The exhibition told the history of comet research from Plato through to the ESA pioneer probe Giotto, which was launched towards Halley's comet in 1986. This first encounter was the motivation behind the much more complex Rosetta mission. The exhibition provided extensive explanations of the scientific results of the Rosetta mission. Comets were witnesses of the formation of planets four and a half billion years ago; therefore, their exploration is vital for understanding the early Solar System.
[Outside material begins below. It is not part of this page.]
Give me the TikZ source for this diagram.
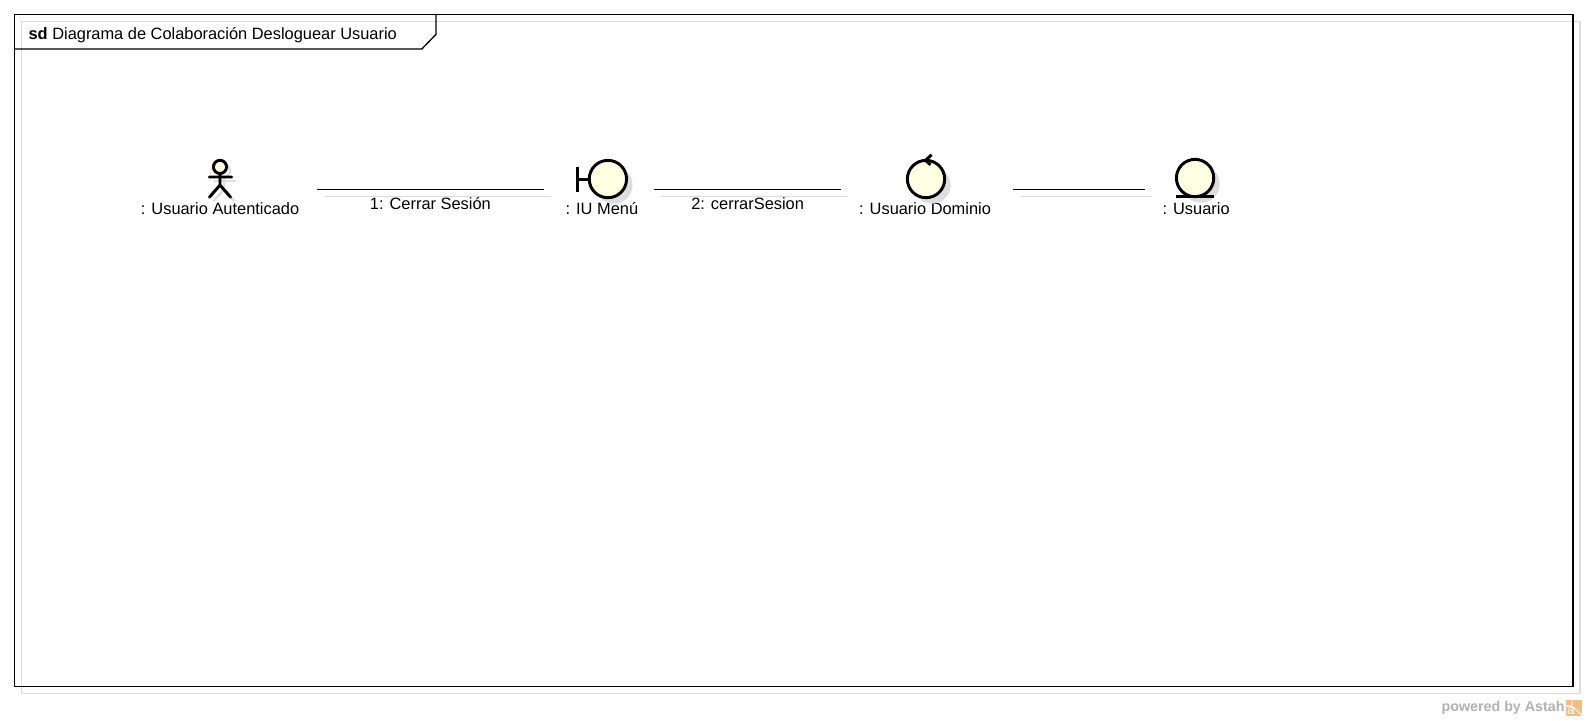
\documentclass[tikz,border=0pt]{standalone}
\usepackage{fontspec}
\setmainfont{Liberation Sans}
\usetikzlibrary{shadows}
\definecolor{shadowgray}{HTML}{DDDDDD}
\definecolor{robustfill}{HTML}{FFFFE3}
\definecolor{logoorange}{HTML}{F6BC84}
\tikzset{every node/.style={align=center}, font=\fontsize{12.3pt}{14pt}\selectfont,
  framebox/.style={line width=1pt},
  frameshadow/.style={draw=shadowgray, line width=0.9pt},
  icon/.style={line width=2.2pt, line cap=round},
  robust/.style={circle, draw, line width=2.2pt, fill=robustfill, minimum size=28pt, inner sep=0pt,
    drop shadow={shadow xshift=4.5pt, shadow yshift=-4.5pt, fill=shadowgray, opacity=1}},
  objname/.style={inner sep=0pt, outer xsep=13.5pt, text height=9pt, text depth=3pt},
  linkname/.style={below=3.5pt, text height=9pt, text depth=3pt, inner ysep=2pt},
  assoc/.style={line width=1pt, preaction={draw=shadowgray, line width=0.8pt, transform canvas={shift={(5.3pt,-5.3pt)}}}}}

\begin{document}
\begin{tikzpicture}[x=0.7586pt, y=-0.7586pt]
  \useasboundingbox (0,0) rectangle (1568,712);
  % frame
  \draw[frameshadow] (21.5,21.5) rectangle (1562,686);
  \draw[framebox] (14.5,14.5) rectangle (1555,679);
  \draw[framebox] (14.5,48.5) -- (417,48.5) -- (431,34) -- (431,14.5);
  \node (title) [anchor=west, inner sep=0pt] at (28,34.5) {\textbf{sd} Diagrama de Colaboración Desloguear Usuario};

  % objects
  \node [objname] (actor) at (217.5,208) {: Usuario Autenticado};
  \node [objname] (menu) at (595,208) {: IU Menú};
  \node [objname] (ctrl) at (914.5,208) {: Usuario Dominio};
  \node [objname] (ent) at (1182.5,208) {: Usuario};

  % actor
  \begin{scope}[shift={(4,4)}, draw=shadowgray, line width=1.6pt]
    \draw (217.5,171) -- (217.5,183) (207,175) -- (229,175) (217.5,183) -- (207,195) (217.5,183) -- (228,195);
    \draw (217.5,165) circle (6);
  \end{scope}
  \draw[icon] (217.5,171) -- (217.5,183) (207,175) -- (229,175) (217.5,183) -- (207,195) (217.5,183) -- (228,195);
  \draw[icon, fill=robustfill] (217.5,165) circle (6.5);

  % boundary, control, entity
  \node [robust] (menuball) at (601,177) {};
  \draw[icon, line cap=butt] (571,165) -- (571,190) (571,177) -- (menuball);
  \node [robust] (ctrlball) at (915.5,177) {};
  \draw[icon, line cap=butt, fill=none] (921,153) -- (915,158.5) -- (920,163);
  \node [robust] (entball) at (1181.5,176) {};
  \draw[icon, line cap=butt] (1163,194) -- (1200,194);

  % links
  \draw[assoc] ([yshift=15.9pt]actor.east) -- node [linkname] {1: Cerrar Sesión} ([xshift=-3pt,yshift=15.9pt]menu.west);
  \draw[assoc] ([xshift=-1.5pt,yshift=15.9pt]menu.east) -- node [linkname] {2: cerrarSesion} ([yshift=15.9pt]ctrl.west);
  \draw[assoc] ([xshift=3pt,yshift=15.9pt]ctrl.east) -- ([yshift=15.9pt]ent.west);

  % logo
  \node (powered) [anchor=east, inner sep=0pt, text=black!30, font=\fontsize{10.7pt}{12pt}\selectfont\bfseries] at (1547,699.5) {powered by Astah};
  \fill[logoorange] (1548,692) rectangle (1564,708);
  \draw[white, line width=0.8pt] (1554,692) -- (1554,698) -- (1548,698) (1554,698) -- (1564,707);
  \node (logo) [text=white, font=\fontsize{10pt}{12pt}\selectfont, inner sep=0pt] at (1553,703) {a};
\end{tikzpicture}
\end{document}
"Rosetta's observations of 67P over a long period of time and at close range contributed significantly to gaining a clearer picture of the processes leading to the formation of planets," explains Tilman Spohn from the DLR Institute of Planetary Research. "We now have a better understanding of how comets 'work', how their atmosphere, coma and their characteristic tail form. In addition, we have learned that they are made up of much more dust than ice, are highly porous, and also carry complex hydrocarbon compounds." One surprising discovery of the mission was that the water in Earth's oceans does not come from the ice of comets like 67P/Churyumov-Gerasimenko. "These and many other results are displayed and explained in the exhibition," explains Spohn.
Several nine-square-metre back-lit displays gave visitors a close-up view of 67P, bringing them face-to-face with the variety of its rugged landscape. The highlight of the mission was the landing of Philae on the comet's surface, which is depicted in detail at several stations and reproduced using models. "In the exhibition, we also wanted to demonstrate that such a project could not be possible without the cooperation of hundreds of scientists, engineers, technicians and planners – in other words, people who are inspired by an idea," says Ekkehard Kührt, planetary researcher at DLR and responsible for DLR's scientific contribution to the Rosetta and Philae mission. "Perhaps this 'spark of inspiration', which has kept us going for three decades on Rosetta, has also rubbed off on some of the visitors."
Scientists from the DLR Institute of Planetary research were responsible for the design and content of the 'COMETS' exhibition. It is now being set up as a travelling exhibition that will be showcased in other large natural science museums in German-speaking countries, as well as other countries, including the United States.